Thanks. Very interesting. So you say it’s good enough for photo editing but the small size makes it less than ideal anyway?
The small tablet is quite good for the times when I want the control of a brush in Photoshop or Lightroom Classic. The small size does work well for painting brush masks over portions of an image. For that, if I need more precision I just zoom in. To clarify, where the small tablet area can be a problem is using the stylus to select tiny controls on a large display.
I agree with John that a pro tablet is much more relevant to Photoshop, because Photoshop Brush Settings can take full advantage of the complete feature set of a Wacom Intuos Pro: Very precise control over stylus pressure, barrel rotation angle, and tilt angle.

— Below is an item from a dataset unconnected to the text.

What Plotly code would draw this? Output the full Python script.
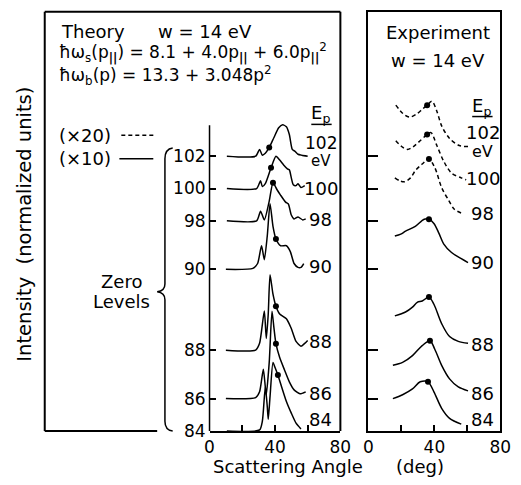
import plotly.graph_objects as go

W, H = 521, 485

energies = ["84", "86", "88", "90", "98", "100", "102"]
zero_levels = [0.0, 1.0, 2.5, 5.0, 6.5, 7.5, 8.5]

# ---- Theory curves: scattering angle (deg) and intensity above zero level ----
th84_ang = [10.6, 30.6, 32.3, 34.1, 35.3, 35.9, 37.0, 38.8, 40.0, 41.8, 44.1, 47.0, 50.0, 52.9, 55.9]
th84_int = [0.0, 0.03, 0.30, 1.36, 0.76, 0.36, 1.06, 2.12, 1.97, 1.73, 1.36, 0.91, 0.55, 0.24, 0.06]
th86_ang = [10.0, 28.2, 30.6, 32.9, 34.1, 34.7, 36.5, 38.2, 39.4, 40.6, 42.9, 45.9, 48.8, 51.7, 55.3, 58.8]
th86_int = [0.0, 0.03, 0.21, 0.91, 0.36, 0.12, 1.12, 2.70, 2.18, 1.70, 1.27, 0.88, 0.52, 0.27, 0.15, 0.21]
th88_ang = [10.0, 28.2, 30.6, 33.5, 34.7, 35.9, 37.0, 38.8, 40.6, 42.9, 47.0, 50.0, 52.9, 55.9, 58.2, 60.0]
th88_int = [0.0, 0.0, 0.21, 1.21, 0.36, 1.12, 2.33, 1.73, 1.36, 1.12, 0.97, 0.67, 0.27, 0.12, 0.21, 0.30]
th90_ang = [10.0, 26.5, 29.4, 31.8, 33.5, 35.3, 37.0, 38.8, 40.6, 43.5, 47.0, 49.4, 51.7, 54.1, 55.9, 57.6]
th90_int = [0.0, 0.03, 0.18, 0.73, 0.30, 1.03, 2.03, 1.33, 0.94, 0.73, 0.73, 0.55, 0.18, 0.06, 0.06, 0.18]
th98_ang = [10.6, 28.8, 31.2, 33.5, 36.5, 38.8, 41.2, 43.5, 46.5, 48.2, 50.0, 51.7, 54.1, 57.0, 58.8]
th98_int = [0.0, 0.0, 0.30, 0.03, 0.61, 1.18, 0.97, 0.79, 0.58, 0.52, 0.18, 0.06, 0.12, 0.03, 0.06]
th100_ang = [10.6, 28.8, 31.2, 32.3, 34.1, 37.6, 40.6, 42.9, 45.3, 47.6, 48.8, 50.0, 51.2, 52.9, 54.1, 55.9, 58.2]
th100_int = [0.0, 0.0, 0.24, 0.06, 0.15, 0.64, 1.00, 0.88, 0.73, 0.61, 0.58, 0.33, 0.12, 0.09, 0.15, 0.03, 0.09]
th102_ang = [10.6, 28.2, 30.6, 32.3, 34.1, 36.5, 39.4, 42.3, 44.7, 47.0, 48.8, 50.6, 52.3, 54.1, 56.4, 60.0]
th102_int = [0.0, 0.0, 0.21, 0.03, 0.09, 0.27, 0.58, 0.88, 0.97, 0.91, 0.67, 0.21, 0.15, 0.06, 0.03, 0.0]

th_dot_ang = [41.8, 40.6, 40.6, 40.6, 38.8, 37.6, 36.5]
th_dot_int = [1.73, 1.70, 1.36, 0.94, 1.18, 0.64, 0.27]

# ---- Experimental curves ----
ex84_ang = [14.8, 20.7, 26.7, 31.4, 36.1, 39.7, 44.4, 49.2, 56.3]
ex84_int = [1.00, 1.12, 1.30, 1.52, 1.52, 1.21, 0.70, 0.39, 0.21]
ex86_ang = [14.8, 20.7, 26.7, 32.6, 37.3, 40.3, 44.4, 49.2, 54.5, 60.4]
ex86_int = [1.03, 1.12, 1.33, 1.64, 1.79, 1.52, 1.03, 0.61, 0.36, 0.24]
ex88_ang = [16.0, 22.5, 26.7, 29.6, 32.6, 36.7, 39.7, 44.4, 49.2, 54.5, 60.4]
ex88_int = [1.06, 1.18, 1.33, 1.48, 1.52, 1.64, 1.42, 0.82, 0.42, 0.27, 0.21]
ex90_ang = [16.0, 19.6, 22.5, 28.4, 33.8, 36.7, 39.7, 42.7, 45.6, 50.4, 56.3, 60.4]
ex90_int = [1.03, 1.09, 1.18, 1.33, 1.55, 1.55, 1.42, 1.12, 0.79, 0.52, 0.33, 0.21]
ex98_ang = [16.0, 19.0, 21.9, 25.5, 28.4, 32.6, 36.7, 40.3, 44.4, 48.6, 52.1, 56.3]
ex98_int = [1.33, 1.24, 1.21, 1.33, 1.55, 1.76, 1.91, 1.64, 1.03, 0.64, 0.36, 0.24]
ex100_ang = [16.6, 20.1, 23.7, 27.3, 30.8, 35.6, 37.9, 41.5, 45.6, 50.4, 56.3, 59.3]
ex100_int = [1.48, 1.30, 1.21, 1.30, 1.45, 1.67, 1.73, 1.33, 0.85, 0.48, 0.33, 0.27]
ex102_ang = [16.6, 20.7, 24.9, 29.0, 32.6, 35.6, 38.5, 41.5, 44.4, 49.2, 55.1, 60.4]
ex102_int = [1.58, 1.33, 1.21, 1.30, 1.45, 1.58, 1.70, 1.39, 0.94, 0.55, 0.33, 0.30]

ex_dot_ang = [36.1, 37.3, 36.7, 36.7, 36.7, 35.6, 35.6]
ex_dot_int = [1.52, 1.79, 1.64, 1.55, 1.91, 1.67, 1.58]
ex_dashed = ["98", "100", "102"]

theory = {"84": (th84_ang, th84_int), "86": (th86_ang, th86_int), "88": (th88_ang, th88_int),
          "90": (th90_ang, th90_int), "98": (th98_ang, th98_int), "100": (th100_ang, th100_int),
          "102": (th102_ang, th102_int)}
experiment = {"84": (ex84_ang, ex84_int), "86": (ex86_ang, ex86_int), "88": (ex88_ang, ex88_int),
              "90": (ex90_ang, ex90_int), "98": (ex98_ang, ex98_int), "100": (ex100_ang, ex100_int),
              "102": (ex102_ang, ex102_int)}

FONT = "DejaVu Sans"
fig = go.Figure()

for i, e in enumerate(energies):
    z = zero_levels[i]
    a, v = theory[e]
    fig.add_trace(go.Scatter(x=a, y=[z + t for t in v], mode="lines", xaxis="x", yaxis="y",
                             line=dict(color="black", width=1.5, shape="spline", smoothing=0.6),
                             showlegend=False, hoverinfo="skip"))
    a, v = experiment[e]
    fig.add_trace(go.Scatter(x=a, y=[z + t for t in v], mode="lines", xaxis="x2", yaxis="y2",
                             line=dict(color="black", width=1.5, shape="spline", smoothing=0.9,
                                       dash="4px,3px" if e in ex_dashed else "solid"),
                             showlegend=False, hoverinfo="skip"))

fig.add_trace(go.Scatter(x=th_dot_ang, y=[z + t for z, t in zip(zero_levels, th_dot_int)],
                         mode="markers", xaxis="x", yaxis="y", marker=dict(color="black", size=6),
                         showlegend=False, hoverinfo="skip"))
fig.add_trace(go.Scatter(x=ex_dot_ang, y=[z + t for z, t in zip(zero_levels, ex_dot_int)],
                         mode="markers", xaxis="x2", yaxis="y2", marker=dict(color="black", size=6),
                         showlegend=False, hoverinfo="skip"))

def PX(x):
    return x / W

def PY(y):
    return 1 - y / H

YTOP = 428 / 33.0
ydom = [PY(440), PY(12)]

axis_common = dict(range=[0, 80], tick0=0, dtick=40, ticks="inside", ticklen=6,
                   tickwidth=1.5, tickcolor="black", showline=True, linecolor="black", linewidth=2,
                   minor=dict(dtick=20, ticks="inside", ticklen=6, tickwidth=1.5, tickcolor="black"),
                   showgrid=False, zeroline=False, ticklabelstandoff=0,
                   tickfont=dict(family=FONT, size=17, color="black"))

fig.update_layout(
    width=W, height=H, margin=dict(l=0, r=0, t=0, b=0),
    paper_bgcolor="white", plot_bgcolor="rgba(0,0,0,0)",
    xaxis=dict(domain=[PX(211), PX(346)], anchor="y", **axis_common),
    xaxis2=dict(domain=[PX(375), PX(511)], anchor="y2", mirror=True, **axis_common),
    yaxis=dict(domain=ydom, range=[0, YTOP], anchor="x", tickvals=zero_levels, ticktext=energies,
               ticks="inside", ticklen=6, tickwidth=1.5, tickcolor="black", showline=False,
               showgrid=False, zeroline=False, ticklabelstandoff=3,
               tickfont=dict(family=FONT, size=17, color="black")),
    yaxis2=dict(domain=ydom, range=[0, YTOP], anchor="x2", tickvals=zero_levels, showticklabels=False,
                ticks="inside", ticklen=10, tickwidth=1.5, tickcolor="black", showline=True, mirror=True,
                linecolor="black", linewidth=2, showgrid=False, zeroline=False),
)

shapes = []
def seg(x0, y0, x1, y1, width=2, dash="solid"):
    shapes.append(dict(type="line", xref="paper", yref="paper", x0=PX(x0), y0=PY(y0), x1=PX(x1), y1=PY(y1),
                       line=dict(color="black", width=width, dash=dash)))

# outer frame of theory panel
seg(41, 12, 346, 12)
seg(41, 12, 41, 440)
seg(346, 12, 346, 440)
seg(41, 440, 157, 440)
# inner zero-level axis
seg(211, 128, 211, 440, width=1.5)
# legend line samples
seg(120, 138, 156, 138, width=1.5, dash="4px,3px")
seg(118, 162, 153, 162, width=1.5)
# underlines for E_p
seg(316, 127, 337, 127, width=1.5)
seg(482, 119, 503, 119, width=1.5)

# brace
pts = [(173, 151), (165, 152), (165, 162), (165, 290), (165, 297), (157, 298), (165, 299),
       (165, 306), (165, 430), (165, 439), (173, 440)]
def P(p):
    return f"{PX(p[0]):.5f},{PY(p[1]):.5f}"
path = (f"M {P(pts[0])} Q {P(pts[1])} {P(pts[2])} L {P(pts[3])} Q {P(pts[4])} {P(pts[5])} "
        f"Q {P(pts[6])} {P(pts[7])} L {P(pts[8])} Q {P(pts[9])} {P(pts[10])}")
shapes.append(dict(type="path", xref="paper", yref="paper", path=path, line=dict(color="black", width=1.5)))
fig.update_layout(shapes=shapes)

ann = []
def lab(text, x, y, size=18, xanchor="center", angle=0):
    ann.append(dict(text=text, x=PX(x), y=PY(y), xref="paper", yref="paper", showarrow=False,
                    xanchor=xanchor, yanchor="middle", textangle=angle,
                    font=dict(family=FONT, size=size, color="black")))

PAR = "<b>||</b>"
lab("Theory", 56, 32, xanchor="left")
lab("w = 14 eV", 156, 32, xanchor="left")
lab(f"ħω<sub>s</sub>(p<sub>{PAR}</sub>) = 8.1 + 4.0p<sub>{PAR}</sub> + 6.0p<sub>{PAR}</sub><sup>2</sup>",
    54, 54, size=17, xanchor="left")
lab("ħω<sub>b</sub>(p) = 13.3 + 3.048p<sup>2</sup>", 54, 77, size=17, xanchor="left")
lab("(×20)", 54, 138, xanchor="left")
lab("(×10)", 54, 162, xanchor="left")
lab("Zero", 120, 287)
lab("Levels", 120, 308)
lab("Intensity  (normalized units)", 20, 229, size=19.5, angle=-90)
lab("Scattering Angle", 292, 476)
lab("(deg)", 428, 476)
lab("Experiment", 447, 33)
lab("w = 14 eV", 447, 62)

# theory curve labels
lab("E<sub>p</sub>", 326, 116)
for t, y, s in [("102", 146, 17), ("eV", 164, 15), ("100", 192, 18), ("98", 224, 18), ("90", 272, 18),
                ("88", 349, 18), ("86", 402, 18), ("84", 428, 18)]:
    lab(t, 326, y, size=s)
# experiment curve labels
lab("E<sub>p</sub>", 492, 109)
for t, y, s in [("102", 135, 18), ("eV", 155, 16), ("100", 182, 18), ("98", 218, 18), ("90", 268, 18),
                ("88", 352, 18), ("86", 402, 18), ("84", 428, 18)]:
    lab(t, 493, y, size=s)

fig.update_layout(annotations=ann)
fig.write_html("out.html")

Photoshop uses those variables to simulate all kinds of round and flat brush tips. A Lightroom Classic brush is always round, and uses only stylus pressure.
Now that I think about it a little more, the new AI masking in Lightroom Classic probably makes a stylus less likely to be useful in the future. In the past, I would often manually brush a mask to fit the shape of an object in the picture. But now I actually prefer to use an AI or parametric way (select person/sky, range mask…) to isolate mask objects over manually brushing, because those masks adapt to the content in other images when synced. In the future, I expect that in Lightroom Classic, using a stylus for a brush will mostly be just for subtracting mask areas that AI didn’t quite get right.
If Lightroom Classic is the main application you use, because it takes advantage of only a small portion of a pro tablet’s feature set (basically just pressure), then you don’t even have to consider a Wacom pro tablet. A much less expensive alternate brand will be just fine, or maybe no tablet at all.
The people who truly need to require a Wacom Intuos Pro or a comparable alternative are those who spend much more time in Photoshop to do digital hand illustration, sketching, painting, or calligraphy. For them, it’s worth paying extra for a pro tablet’s fine sensitivity to stylus pressure, barrel rotation, and tilt angle, for the expressive brush tip control they really need.